How do you correctly calculate a running average of large sets of numbers with 32-bit floating point?

Question

I'm writing a path tracer and have to collect an average over a large number of samples per pixel. I get significant visual differences between a 1024-samples run and a 16384-samples run; the 16384-samples run is darker. I conjecture that this is because the 16384-samples image runs into floating-point precision errors. I average the color values by dividing each value by 16384, then adding them together.

Is there a way to average a large, difficult to compute set of numbers with a known magnitude, while minimizing rounding error? Preferably without requiring non-constant memory, and definitely without discarding any samples?

Answer 1

You probably want the Kahan summation algorithm. This is a simple and effective way of minimising cumulative rounding errors when summing a large number of points with finite precision floating point arithmetic.

Answer 2

Since you're dividing by a power of 2 and your numbers are not ultra-small, this step shouldn't have any influence on the accuracy of the result.
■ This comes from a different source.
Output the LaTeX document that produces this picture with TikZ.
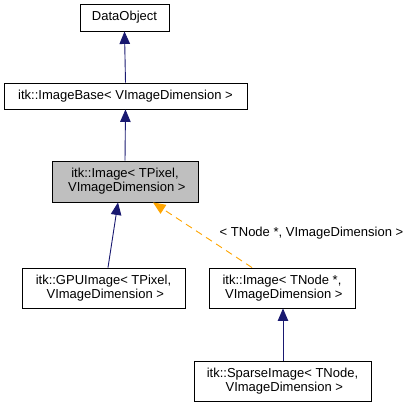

You're just subtracting 14 from the exponent.

What counts is the number of bits in your samples.

Floats give you 24 bits of precision. If you have 2^14 = 16384 samples, then when you add them all up, you'll gradually lose precision until at some point anyhing after the 24-14=10th bit gets lost. In other words: at that point you're only keeping about 3 decimal digits.
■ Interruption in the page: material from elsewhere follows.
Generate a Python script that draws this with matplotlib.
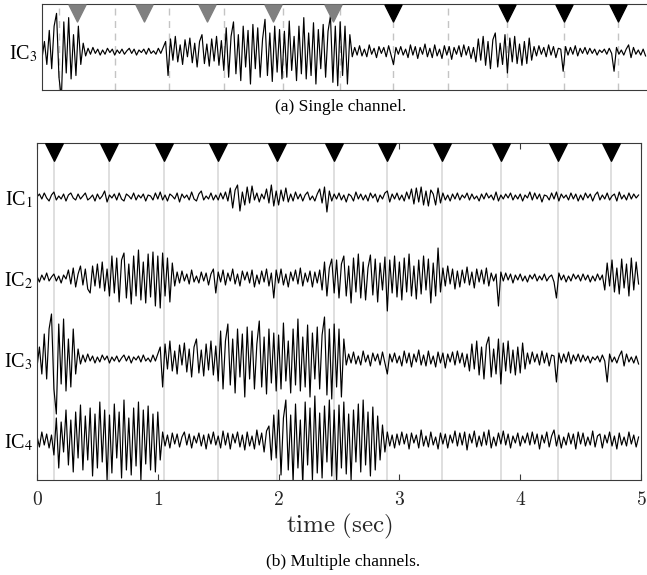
import numpy as np
import matplotlib
matplotlib.use("Agg")
import matplotlib.pyplot as plt

plt.rcParams['font.family'] = ['Liberation Serif', 'DejaVu Serif']
plt.rcParams['mathtext.fontset'] = 'stix'

# sampling of the hand-read traces (50 samples per second, 5 s)
fs = 50

# IC traces, deflection in pixels (positive = up), one row per 0.5 s
ic1 = [0, 3, -2, 4, -1, -4, 2, 5, -3, 1, -2, 3, -4, 2, 4, -1, -3, 3, -2, 1, 4, -3, -1, 2, -4,
       3, -2, 1, 6, -5, 2, -1, 3, -3, 4, -2, -4, 3, 1, -2, 4, -3, 2, -1, 3, -4, 2, 1, -3, 4,
       -2, 5, -3, 2, -4, 3, 1, -2, 4, -5, 3, -1, 2, -3, 5, -2, -4, 3, 6, -3, 1, -2, 4, -3, 2,
       -3, 4, -2, 5, -4, 9, -11, 7, 12, -14, 5, -8, 10, -6, 11, -3, 4, -5, 3, -2, 8, -6, 12, -9, 6,
       -8, 7, -4, 9, -5, 3, -4, 5, -2, 3, -4, 2, 5, -3, 1, -4, 3, 8, -6, 10, -15, 6, -4, 3, -2,
       4, -3, 2, -5, 3, 1, -4, 5, -2, 3, -3, 2, -4, 4, -1, 3, -5, 2, -2, 4, 6, -5, 3, -2, 4,
       -3, 2, -4, 5, -2, 8, -7, 9, -5, 10, -8, 6, -9, 7, 3, -8, 9, -6, 4, -3, 2, -4, 3, -2, 4,
       -3, 2, -1, 4, -3, 3, -2, 1, -4, 3, -2, 4, -1, 2, -3, 5, -4, 2, -2, 3, -1, 4, -3, 2, -2,
       3, -4, 2, -1, 5, -3, 4, -2, 3, -5, 2, 1, -3, 4, -2, 5, -4, 3, -1, 2, -3, 4, -2, 3, -4,
       2, -3, 4, -1, 3, -4, 2, 5, -3, 2, -2, 4, -3, 1, 3, -4, 5, -2, 2, -3, 4, -2, 3, -1, 2]

ic2 = [2, -4, 3, -2, 5, -3, 1, 4, -3, 2, -5, 3, -1, 8, -6, 10, -9, 4, 12, -7, 9, -11, -15, 12, -8,
       14, -10, 16, -13, 9, -18, 22, -15, 20, -24, 18, 25, -20, 14, -26, 22, -18, 28, -22, 16, -25, 24, -19, 26, -28,
       22, -30, 25, -18, 20, -24, 15, -8, 6, -5, 7, -3, 4, -6, 8, -4, 2, -5, 6, -3, 5, -7, 4, 9, -15,
       6, -4, 8, -7, 5, -3, 9, -6, 4, -8, 7, -2, 6, -5, 8, -9, 3, -6, 7, -4, 9, -8, 5, -20, 8,
       -5, 9, -7, 4, -9, 6, -3, 8, -6, 10, -8, 5, -4, 7, -9, 6, -5, 8, -12, 16, -18, 10, 19, -15, 18,
       -20, 14, 22, -18, 12, -25, 20, -14, 24, -20, 16, -22, 10, 23, -17, 19, -24, 15, -12, 21, -33, 18, -15, 22, -19,
       16, -22, 20, -14, 24, -18, 12, -21, 18, -16, 22, -12, 19, -25, 15, -18, 30, -14, 10, -8, 12, -6, 9, -11, 7,
       -9, 8, -5, 11, -7, 6, -10, 9, -4, 8, -6, 10, -8, 5, -3, 4, -28, 6, -3, 5, -2, 4, -5, 3, -2,
       4, -3, 2, -4, 3, -1, 4, -3, 2, -2, 4, -3, 1, 3, -4, -20, 5, -2, 3, -4, 2, -3, 4, -1, 3,
       -3, 4, -2, 3, -4, 2, -3, 4, -2, 3, -12, 15, -8, 18, -14, 10, -16, 19, -10, 14, -18, 20, -12, 16, -6]

ic3 = [-8, 12, -15, 25, -20, 30, 45, -30, -55, 35, -25, 40, -32, 20, -28, 30, -15, 10, -5, 4, -3, 5, -2, 3, -4,
       2, -3, 4, -1, 3, -4, 2, -2, 3, -3, 1, 4, -2, 3, -4, 2, -1, 3, -3, 4, -2, 1, -3, 4, -2,
       5, 12, -28, 15, -10, 18, -12, 8, -15, 14, -6, 16, -13, 10, -18, 12, 20, -14, 9, -17, 15, -11, 18, -16, 13,
       -22, 28, -30, 18, 35, -26, 20, -34, 30, -18, 25, -38, 32, -20, 28, -30, 15, 38, -28, 22, -35, 30, -24, 26, -32,
       24, -30, 36, -22, 18, -34, 30, -26, 40, -32, 22, -28, 34, -38, 26, -20, 32, -30, 24, 42, -36, 30, -40, 35, -28,
       30, -38, 20, -6, 5, -4, 7, -5, 3, -6, 8, -3, 4, -7, 6, -2, 5, -6, 7, -4, -15, 5, -3, 6, -4,
       3, -7, 8, -4, 6, -8, 5, -3, 9, -6, 4, -7, 8, -5, 3, -8, 7, -4, 6, -9, 5, -3, 7, -6, 8,
       -4, 6, -8, 5, -12, 15, -10, 18, -16, 12, -20, 14, 22, -18, 10, -15, 20, -25, 16, -12, 18, -14, 9, -16, 12,
       -14, 16, -10, 6, -5, 7, -3, 5, -6, 8, -4, 6, -7, 4, 3, -23, 6, -4, 5, -3, 7, -5, 4, -2, 5,
       -3, 4, -2, 3, -4, 2, -1, 3, -3, 4, -2, -23, 5, -3, 2, -4, 3, 8, -7, 5, -3, 2, -4, 3, -5]

ic4 = [4, -7, 8, -5, 6, -8, 5, -15, 22, -28, 18, -12, 30, -25, 20, -32, 28, -18, 35, -30, 24, -20, 32, -36, 26,
       -28, 38, -22, 30, -40, 25, -33, 36, -18, 28, -38, 40, -30, 22, -35, 32, -26, 38, -40, 30, -24, 34, -30, 26, -32,
       28, -20, 8, -6, 5, -8, 7, -4, 6, -7, 3, 8, -5, 6, -8, 4, -3, 7, -6, 5, -9, 6, -4, 8, -5,
       4, -8, 9, -5, 7, -9, 6, -3, 8, -7, 5, -10, 8, -6, 4, -9, 10, -5, 7, -12, 9, 14, -20, 25, -18,
       30, -35, 22, 40, -30, 25, -42, 36, -28, 20, -45, 38, -25, 32, -40, 44, -33, 27, -38, 34, -22, 40, -36, 30, -42,
       35, -28, 38, -34, 26, -40, 30, -22, 36, -32, 40, -25, 28, -36, 33, -30, 24, -20, 15, -12, 8, -6, 5, -8, 6,
       -5, 8, -4, 6, -9, 7, -3, 5, -8, 10, -6, 4, -7, 8, -5, 3, -9, 7, -4, 6, -8, 5, -3, 9, -6,
       7, -5, 8, -10, 6, -3, 9, -7, 4, -6, 8, -5, 10, -8, 3, -6, 7, -4, 9, -5, 6, -8, 4, -3, 7,
       -6, 4, -3, 7, -5, 8, -4, 6, -9, 5, -3, 8, -7, 4, 10, -6, 5, -8, 3, -5, 7, -4, 6, -9, 8,
       -4, 7, -6, 3, -5, 9, -7, 4, 6, -8, 5, -3, 8, -6, 4, -9, 7, -5, 3, -6, 8, -4, 5, -7, 3]

channels = [ic1, ic2, ic3, ic4]
channel_labels = ['IC$_1$', 'IC$_2$', 'IC$_3$', 'IC$_4$']

# event markers (sec)
event_times = [0.14, 0.60, 1.05, 1.50, 1.99, 2.46, 2.90, 3.35, 3.84, 4.31, 4.75]
single_black_idx = [6, 8, 9, 10]
single_gray_times = [0.29, 0.84, 1.36, 1.91, 2.40]

xticks = [0, 1, 2, 3, 4, 5]

W, H = 647, 575
fig = plt.figure(figsize=(W / 100, H / 100), dpi=100)
spine_col = '#3a3a3a'

# ---------- (a) single channel ----------
ax_a = fig.add_axes([42 / W, 1 - 90 / H, 606 / W, 86 / H])
t = np.arange(len(ic3)) / fs
for et in event_times:
    ax_a.axvline(et, color='#c4c4c4', lw=1.0, ls=(0, (5, 4)), zorder=0)
ax_a.plot(t, np.array(ic3), color='black', lw=0.85, zorder=2)
ax_a.scatter(single_gray_times, [0.895] * len(single_gray_times), marker='v', s=150,
             color='#808080', transform=ax_a.get_xaxis_transform(), zorder=3, clip_on=False)
black_t = [event_times[i] for i in single_black_idx]
ax_a.scatter(black_t, [0.895] * len(black_t), marker='v', s=150,
             color='black', transform=ax_a.get_xaxis_transform(), zorder=3, clip_on=False)
ax_a.set_xlim(0, 5)
ax_a.set_ylim(-45, 56)
ax_a.set_xticks([])
ax_a.set_yticks([0])
ax_a.set_yticklabels(['IC$_3$'], fontsize=14.5)
ax_a.tick_params(axis='y', length=0, pad=3)
for s in ax_a.spines.values():
    s.set_color(spine_col)
    s.set_linewidth(0.8)

fig.text(341 / W, 1 - 107 / H, '(a) Single channel.', ha='center', va='center', fontsize=12.5)

# ---------- (b) multiple channels ----------
ax_b = fig.add_axes([37 / W, 1 - 480 / H, 604 / W, 337 / H])
spacing = 81
offsets = [-spacing * k for k in range(len(channels))]
for et in event_times:
    ax_b.axvline(et, color='#d6d6d6', lw=1.1, zorder=0)
for sig, off in zip(channels, offsets):
    tt = np.arange(len(sig)) / fs
    ax_b.plot(tt, np.array(sig) + off, color='black', lw=0.85, zorder=2)
ax_b.scatter(event_times, [0.973] * len(event_times), marker='v', s=160,
             color='black', transform=ax_b.get_xaxis_transform(), zorder=3, clip_on=False)
ax_b.set_xlim(0, 5)
ax_b.set_ylim(offsets[-1] - 40, 54)
ax_b.set_yticks(offsets)
ax_b.set_yticklabels(channel_labels, fontsize=14.5)
ax_b.tick_params(axis='y', length=0, pad=3)
ax_b.set_xticks(xticks)
ax_b.set_xticklabels(['$%d$' % v for v in xticks], fontsize=14, math_fontfamily='cm',
                     color='#262626')
ax_b.tick_params(axis='x', direction='in', length=4, top=True, pad=8, color=spine_col)
ax_b.set_xlabel(r'$\mathrm{time\ (sec)}$', fontsize=18, math_fontfamily='cm',
                color='#262626', labelpad=2)
for s in ax_b.spines.values():
    s.set_color(spine_col)
    s.set_linewidth(0.8)

fig.text(343 / W, 1 - 562 / H, '(b) Multiple channels.', ha='center', va='center', fontsize=12.5)

fig.savefig('out.png', dpi=100)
Would it be possible to use an int as an accumulator, or even a uint? That way you'll keep 8 extra bits, twice as much as the difference between 1024 and 16384 samples.

There is a second, entirely different option. I don't know what the range of your samples is, but if they are around the same size, you can subtract an approximate average from each value, average the differences, and add the approximate average back on at the end.

How much you gain by this method depends on how good your initial approximation of the average is, and how close the values are to the average. So I'd say it's probably less reliable in your situation.